_Short exercise:_ Give a verbatim copy of the lines below, minus the pictures.

_Dataset content:_
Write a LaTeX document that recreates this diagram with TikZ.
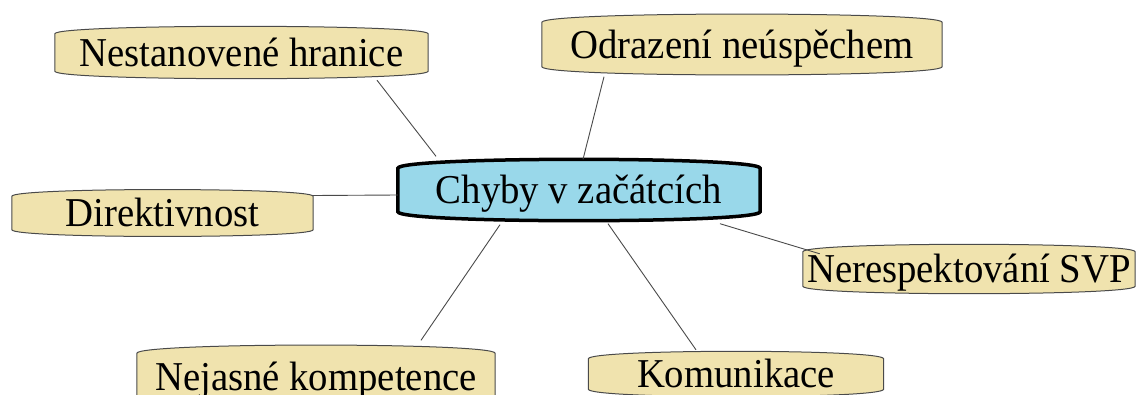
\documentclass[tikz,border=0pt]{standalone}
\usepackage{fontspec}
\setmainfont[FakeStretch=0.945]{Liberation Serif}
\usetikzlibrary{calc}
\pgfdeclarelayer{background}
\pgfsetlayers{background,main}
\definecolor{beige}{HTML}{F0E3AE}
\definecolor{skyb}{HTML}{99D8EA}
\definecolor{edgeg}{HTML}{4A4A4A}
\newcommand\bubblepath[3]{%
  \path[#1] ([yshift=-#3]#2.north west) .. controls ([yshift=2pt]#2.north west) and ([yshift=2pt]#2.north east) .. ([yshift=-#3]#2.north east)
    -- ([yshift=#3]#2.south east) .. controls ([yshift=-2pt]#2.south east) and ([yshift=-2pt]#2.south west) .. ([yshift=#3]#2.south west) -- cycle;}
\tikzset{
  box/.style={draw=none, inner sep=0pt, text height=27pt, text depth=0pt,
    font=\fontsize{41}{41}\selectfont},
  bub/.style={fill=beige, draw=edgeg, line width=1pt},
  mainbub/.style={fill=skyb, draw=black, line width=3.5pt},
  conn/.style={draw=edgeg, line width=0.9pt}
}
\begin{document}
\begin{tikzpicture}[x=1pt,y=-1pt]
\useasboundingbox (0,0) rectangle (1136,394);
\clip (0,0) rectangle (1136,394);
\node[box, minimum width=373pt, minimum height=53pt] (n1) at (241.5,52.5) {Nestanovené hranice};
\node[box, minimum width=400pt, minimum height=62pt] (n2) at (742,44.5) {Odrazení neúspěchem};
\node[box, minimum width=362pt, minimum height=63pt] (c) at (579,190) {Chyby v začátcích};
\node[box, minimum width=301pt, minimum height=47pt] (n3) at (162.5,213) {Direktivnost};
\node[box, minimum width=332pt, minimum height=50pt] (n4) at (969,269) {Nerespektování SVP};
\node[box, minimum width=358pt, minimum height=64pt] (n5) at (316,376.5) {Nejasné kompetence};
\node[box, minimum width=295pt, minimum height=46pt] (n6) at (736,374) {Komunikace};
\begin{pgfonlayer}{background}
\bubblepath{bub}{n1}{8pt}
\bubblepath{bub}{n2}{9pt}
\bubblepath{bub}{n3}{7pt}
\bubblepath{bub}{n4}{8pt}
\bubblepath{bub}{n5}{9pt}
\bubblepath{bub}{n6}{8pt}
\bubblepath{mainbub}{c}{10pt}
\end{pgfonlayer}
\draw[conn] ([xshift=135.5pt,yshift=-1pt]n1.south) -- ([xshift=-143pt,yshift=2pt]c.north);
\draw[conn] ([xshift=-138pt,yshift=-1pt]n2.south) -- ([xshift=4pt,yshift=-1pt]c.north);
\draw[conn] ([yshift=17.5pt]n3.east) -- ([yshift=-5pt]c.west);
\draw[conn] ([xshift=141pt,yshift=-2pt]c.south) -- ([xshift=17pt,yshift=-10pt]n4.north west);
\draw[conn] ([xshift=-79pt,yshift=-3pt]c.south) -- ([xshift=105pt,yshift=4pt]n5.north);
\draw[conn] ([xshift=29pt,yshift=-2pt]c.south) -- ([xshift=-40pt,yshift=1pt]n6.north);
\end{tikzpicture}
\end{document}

_Result:_
Write a LaTeX document that recreates this diagram with TikZ.
\documentclass[tikz,border=0pt]{standalone}
\usepackage{fontspec}
\setmainfont[FakeStretch=0.945]{Liberation Serif}
\usetikzlibrary{calc}
\pgfdeclarelayer{background}
\pgfsetlayers{background,main}
\definecolor{beige}{HTML}{F0E3AE}
\definecolor{skyb}{HTML}{99D8EA}
\definecolor{edgeg}{HTML}{4A4A4A}
\newcommand\bubblepath[3]{%
  \path[#1] ([yshift=-#3]#2.north west) .. controls ([yshift=2pt]#2.north west) and ([yshift=2pt]#2.north east) .. ([yshift=-#3]#2.north east)
    -- ([yshift=#3]#2.south east) .. controls ([yshift=-2pt]#2.south east) and ([yshift=-2pt]#2.south west) .. ([yshift=#3]#2.south west) -- cycle;}
\tikzset{
  box/.style={draw=none, inner sep=0pt, text height=27pt, text depth=0pt,
    font=\fontsize{41}{41}\selectfont},
  bub/.style={fill=beige, draw=edgeg, line width=1pt},
  mainbub/.style={fill=skyb, draw=black, line width=3.5pt},
  conn/.style={draw=edgeg, line width=0.9pt}
}
\begin{document}
\begin{tikzpicture}[x=1pt,y=-1pt]
\useasboundingbox (0,0) rectangle (1136,394);
\clip (0,0) rectangle (1136,394);
\node[box, minimum width=373pt, minimum height=53pt] (n1) at (241.5,52.5) {Nestanovené hranice};
\node[box, minimum width=400pt, minimum height=62pt] (n2) at (742,44.5) {Odrazení neúspěchem};
\node[box, minimum width=362pt, minimum height=63pt] (c) at (579,190) {Chyby v začátcích};
\node[box, minimum width=301pt, minimum height=47pt] (n3) at (162.5,213) {Direktivnost};
\node[box, minimum width=332pt, minimum height=50pt] (n4) at (969,269) {Nerespektování SVP};
\node[box, minimum width=358pt, minimum height=64pt] (n5) at (316,376.5) {Nejasné kompetence};
\node[box, minimum width=295pt, minimum height=46pt] (n6) at (736,374) {Komunikace};
\begin{pgfonlayer}{background}
\bubblepath{bub}{n1}{8pt}
\bubblepath{bub}{n2}{9pt}
\bubblepath{bub}{n3}{7pt}
\bubblepath{bub}{n4}{8pt}
\bubblepath{bub}{n5}{9pt}
\bubblepath{bub}{n6}{8pt}
\bubblepath{mainbub}{c}{10pt}
\end{pgfonlayer}
\draw[conn] ([xshift=135.5pt,yshift=-1pt]n1.south) -- ([xshift=-143pt,yshift=2pt]c.north);
\draw[conn] ([xshift=-138pt,yshift=-1pt]n2.south) -- ([xshift=4pt,yshift=-1pt]c.north);
\draw[conn] ([yshift=17.5pt]n3.east) -- ([yshift=-5pt]c.west);
\draw[conn] ([xshift=141pt,yshift=-2pt]c.south) -- ([xshift=17pt,yshift=-10pt]n4.north west);
\draw[conn] ([xshift=-79pt,yshift=-3pt]c.south) -- ([xshift=105pt,yshift=4pt]n5.north);
\draw[conn] ([xshift=29pt,yshift=-2pt]c.south) -- ([xshift=-40pt,yshift=1pt]n6.north);
\end{tikzpicture}
\end{document}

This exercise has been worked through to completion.